Whether or not it's actually speech doesn't appear to matter, at least not to this court. It says the "speech" -- protected or not -- can be regulated by the Vermont government. Since the AG isn't suing over the content of the "speech" itself but rather the use of personal information gathered from Vermont residents, the lawsuit against Clearview can continue.
Presumably, the State has no problem with Clearview operating its app so long as the Vermonters depicted in its photograph database have fully consented. The regulation sought by the State here is content-neutral and, accordingly, subject to intermediate scrutiny.
But then the court goes on to say that even if this violates Clearview's First Amendment rights, it barely violates them.
Furthermore, any incidental restriction on speech imposed by the State’s action would not burden substantially more speech than is necessary to further the State’s interest in protecting privacy. The State estimates that the reliefit requests will leave more than 99 percent of Clearview’s database intact.

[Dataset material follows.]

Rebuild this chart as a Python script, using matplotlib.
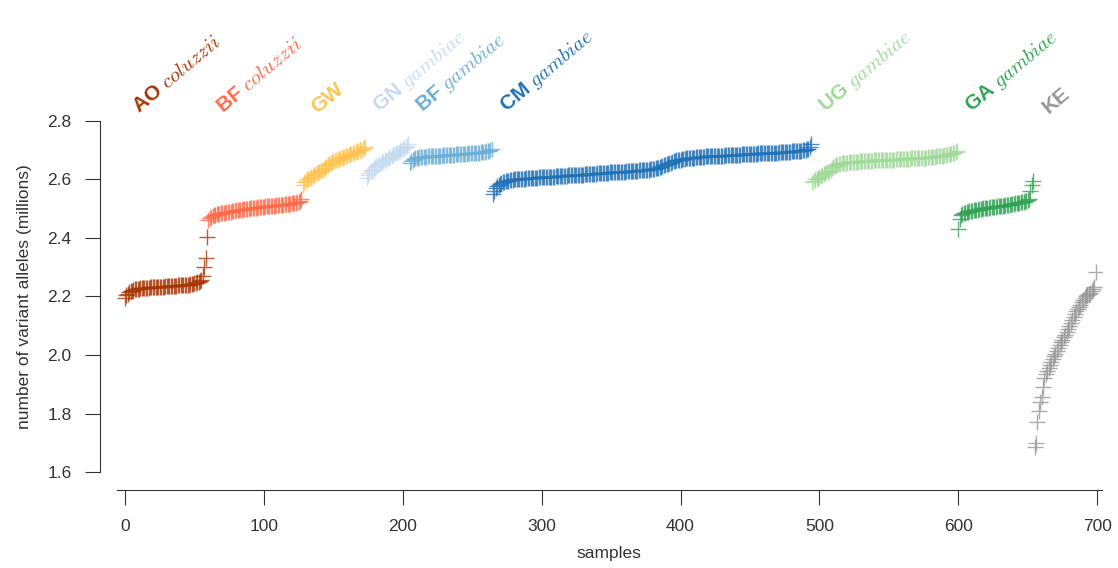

That's a little more problematic. The court does go on to state that Clearview could avoid this by seeking affirmative consent from Vermont residents. It also says the court would ensure that any regulation proposed by the state would be subjected to further scrutiny to ensure the burden on Clearview is minimal. But that seems unlikely to be true if the court already believes burdensome regulation would only result in a 1% reduction in free speech.
The court also upholds all the deceptive claims allegations. Clearview's marketing has been far from honest. It has touted law enforcement successes that have been directly contradicted by the named law enforcement agencies. It has told people they can ask to be removed from its database, but then says that's only subject to laws that aren't in force in most of the nation. It has also claimed its only for legitimate law enforcement use, but has sold the software to a number of private entities and encouraged law enforcement officers to "run wild" while testing the app using faces of friends and family members. All of these claims survive.
The longer Clearview exists, the more lawsuits it will face. Its collection method -- scraping sites to obtain personal data -- is already problematic. The tech itself remains unproven, having never been tested for accuracy by an independent outside agency. If this is the best it can do in its own defense, it's going to run itself out of money before it secures any favorable precedent.